Si une grande entreprise décide aujourd’hui cette fermeture, ce n’est sûrement pas par sentiment anti-wallon, ni par parti pris en faveur des travailleurs chinois et français, qui, eux, bénéficieront du transfert de l’activité de Gosselies. Il n’est pas facile, pour une telle entreprise, d’abandonner un site de production gigantesque comme celui dont elle dispose en Wallonie, et qui, dans ses comptes, est encore valorisé après amortissements à une centaine de millions d’euros. Si elle accepte le risque de perdre cet actif important, devenu improductif en raison de la fermeture, c’est tout simplement parce qu’elle considère que, même en assumant cette perte, il est préférable pour elle de produire ailleurs, non seulement dans un pays, comme la Chine, où les salaires sont beaucoup plus bas qu’en Belgique, mais même en France, qui n’est réputé être un enfer social.

C’est là tout le drame de la fiscalité belge : le travail est à ce point imposé que l’on pousse les entreprises à partir, et en tout cas à ne pas s’installer ici.

Le PTB a justement fait remarquer qu’une autre société du groupe, son centre de coordination, ne payait, en raison des intérêts notionnels, qu’un très faible taux effectif (moins de 5 %) d’impôt des sociétés. Mais ce centre peut fonctionner sans que l’on produise quoi que ce soit en Belgique, et la société qui donnait, jusqu’à présent, du travail à plus de 2.000 personnes subissait, elle, une imposition élevée. Surtout, comme tous les employeurs de Belgique, elle payait des montants de charges fiscales et sociales gigantesques sur les salaires de son personnel.

C’est là tout le drame de la fiscalité belge : le travail est à ce point imposé que l’on pousse les entreprises à partir, et en tout cas à ne pas s’installer ici.
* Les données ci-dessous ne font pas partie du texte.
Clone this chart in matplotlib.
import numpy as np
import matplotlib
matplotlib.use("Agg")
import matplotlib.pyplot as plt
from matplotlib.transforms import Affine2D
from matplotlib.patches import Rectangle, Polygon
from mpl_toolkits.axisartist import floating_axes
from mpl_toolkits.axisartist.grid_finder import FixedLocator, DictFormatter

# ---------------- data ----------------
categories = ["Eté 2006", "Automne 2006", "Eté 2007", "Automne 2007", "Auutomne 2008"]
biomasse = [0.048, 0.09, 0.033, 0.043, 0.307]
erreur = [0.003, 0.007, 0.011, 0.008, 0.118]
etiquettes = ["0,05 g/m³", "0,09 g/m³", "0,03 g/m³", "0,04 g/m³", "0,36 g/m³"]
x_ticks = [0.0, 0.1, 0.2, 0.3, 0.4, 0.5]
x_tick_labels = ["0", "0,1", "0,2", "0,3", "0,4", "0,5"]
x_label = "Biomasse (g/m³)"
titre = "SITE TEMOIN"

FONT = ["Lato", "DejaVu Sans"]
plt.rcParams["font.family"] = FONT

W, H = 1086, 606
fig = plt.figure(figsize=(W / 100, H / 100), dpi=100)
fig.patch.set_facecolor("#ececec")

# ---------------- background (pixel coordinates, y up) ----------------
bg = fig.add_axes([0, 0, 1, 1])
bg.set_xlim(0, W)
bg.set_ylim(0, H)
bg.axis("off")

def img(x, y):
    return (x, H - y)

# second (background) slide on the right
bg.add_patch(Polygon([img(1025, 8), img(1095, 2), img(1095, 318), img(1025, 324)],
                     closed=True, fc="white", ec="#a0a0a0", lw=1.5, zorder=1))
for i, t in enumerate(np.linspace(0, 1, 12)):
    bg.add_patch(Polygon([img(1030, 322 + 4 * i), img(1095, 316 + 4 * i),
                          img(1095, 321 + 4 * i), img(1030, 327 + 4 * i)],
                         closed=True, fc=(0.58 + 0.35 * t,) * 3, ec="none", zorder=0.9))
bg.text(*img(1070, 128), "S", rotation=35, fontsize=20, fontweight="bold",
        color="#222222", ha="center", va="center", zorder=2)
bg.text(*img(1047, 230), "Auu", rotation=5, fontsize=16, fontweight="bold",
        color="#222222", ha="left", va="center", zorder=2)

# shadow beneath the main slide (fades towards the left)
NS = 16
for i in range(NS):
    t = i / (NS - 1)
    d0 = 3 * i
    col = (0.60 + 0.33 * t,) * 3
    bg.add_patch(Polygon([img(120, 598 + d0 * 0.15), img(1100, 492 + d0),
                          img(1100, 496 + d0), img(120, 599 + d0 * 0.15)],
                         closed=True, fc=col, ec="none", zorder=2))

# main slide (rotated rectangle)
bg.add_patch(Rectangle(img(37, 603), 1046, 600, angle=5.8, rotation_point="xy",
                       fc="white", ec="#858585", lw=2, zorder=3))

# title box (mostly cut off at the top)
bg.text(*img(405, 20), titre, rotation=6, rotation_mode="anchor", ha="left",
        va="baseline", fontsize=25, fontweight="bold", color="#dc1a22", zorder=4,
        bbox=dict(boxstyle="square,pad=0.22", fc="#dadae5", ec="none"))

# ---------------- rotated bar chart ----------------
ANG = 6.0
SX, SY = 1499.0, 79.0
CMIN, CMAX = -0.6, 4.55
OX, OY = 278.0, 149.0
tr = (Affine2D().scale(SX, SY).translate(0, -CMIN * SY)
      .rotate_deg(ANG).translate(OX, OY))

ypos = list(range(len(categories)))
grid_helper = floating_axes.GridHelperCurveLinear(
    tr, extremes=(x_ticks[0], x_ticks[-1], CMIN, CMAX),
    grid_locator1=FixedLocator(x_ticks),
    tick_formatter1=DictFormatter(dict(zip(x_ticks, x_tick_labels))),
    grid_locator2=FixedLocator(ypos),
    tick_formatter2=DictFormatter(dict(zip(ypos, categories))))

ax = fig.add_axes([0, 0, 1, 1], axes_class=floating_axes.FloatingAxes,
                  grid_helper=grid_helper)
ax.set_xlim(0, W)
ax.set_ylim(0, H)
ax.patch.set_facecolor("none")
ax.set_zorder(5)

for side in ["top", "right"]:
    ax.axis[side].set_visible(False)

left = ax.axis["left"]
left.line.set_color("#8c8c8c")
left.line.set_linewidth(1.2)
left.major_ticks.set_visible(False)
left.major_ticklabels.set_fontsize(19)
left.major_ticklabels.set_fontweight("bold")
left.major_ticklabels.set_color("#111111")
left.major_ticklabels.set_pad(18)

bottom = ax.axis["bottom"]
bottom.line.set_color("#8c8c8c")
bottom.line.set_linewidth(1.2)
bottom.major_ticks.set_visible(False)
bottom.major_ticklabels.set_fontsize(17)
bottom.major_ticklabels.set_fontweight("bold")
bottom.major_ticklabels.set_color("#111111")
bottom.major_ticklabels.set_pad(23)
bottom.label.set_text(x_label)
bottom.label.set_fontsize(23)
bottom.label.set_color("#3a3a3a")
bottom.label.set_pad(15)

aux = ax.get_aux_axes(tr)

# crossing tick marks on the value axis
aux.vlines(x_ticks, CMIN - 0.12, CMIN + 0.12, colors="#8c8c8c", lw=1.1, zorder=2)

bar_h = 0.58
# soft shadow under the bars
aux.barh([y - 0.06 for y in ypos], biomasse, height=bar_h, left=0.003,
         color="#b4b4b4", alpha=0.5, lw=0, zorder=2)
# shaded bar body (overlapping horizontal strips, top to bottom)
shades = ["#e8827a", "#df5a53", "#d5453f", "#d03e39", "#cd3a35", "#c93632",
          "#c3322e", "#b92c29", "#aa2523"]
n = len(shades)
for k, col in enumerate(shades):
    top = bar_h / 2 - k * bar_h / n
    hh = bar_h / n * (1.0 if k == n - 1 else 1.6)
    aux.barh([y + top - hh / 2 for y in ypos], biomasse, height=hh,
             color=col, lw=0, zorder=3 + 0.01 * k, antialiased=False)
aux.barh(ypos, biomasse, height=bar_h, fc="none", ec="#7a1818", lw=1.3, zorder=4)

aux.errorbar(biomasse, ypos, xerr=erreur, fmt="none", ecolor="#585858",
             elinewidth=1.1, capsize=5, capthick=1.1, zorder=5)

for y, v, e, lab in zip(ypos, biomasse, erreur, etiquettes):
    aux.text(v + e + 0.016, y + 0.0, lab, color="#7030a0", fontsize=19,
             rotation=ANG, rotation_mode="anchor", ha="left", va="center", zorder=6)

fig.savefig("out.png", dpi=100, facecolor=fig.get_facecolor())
Il ne sert à rien, comme le font certains responsables politiques aujourd’hui, à affirmer qu’il faut “réindustrialiser” : le système social que tous les partis politiques protègent, celui de l’Etat providence, fait exactement le contraire.

Ce système, ce “modèle social” sanctionne délibérément le travail, sur la base de l’argument cynique que les revenus du travail sont quantitativement les plus importants. C’est ce système qui crée le chômage, auquel sont confrontés, outre ceux qui perdent aujourd’hui leur emploi, des centaines de milliers de personnes. A force de les “protéger” dans toutes les hypothèses de la vie où il peut leur arriver quelque chose, comme la perte de leur travail, on a créé une énorme machine extrêmement coûteuse, qui dissuade patrons belges et étrangers de donner du travail.

Les dirigeants en ont alors été réduits à jouer les voyageurs de commerce, pendant des années, non pas même pour inciter des entreprises étrangères à investir dans notre pays, mais à promouvoir des centres de coordination et des intérêts notionnels, qui créent très peu de richesses en Belgique, et ne donnent de travail à presque personne, tandis que les gens qui travaillent, et les entreprises qui créent vraiment de la richesse, restaient soumises aux impôts, et aux cotisations sociales parmi les plus élevés au monde.

Ce n’est pas en proposant aujourd’hui encore plus d’assistanat, encore plus d’ “aides” que cela peut changer. Mettre encore plus de quelque chose qui n’a pas fonctionné n’a jamais été une voie vers le succès. C’est ce système, celui de l’Etat Providence qu’il faut remettre ne cause, en réduisant d’un même élan les charges des entreprises et le rôle des pouvoirs publics pleurnicheurs et inefficaces.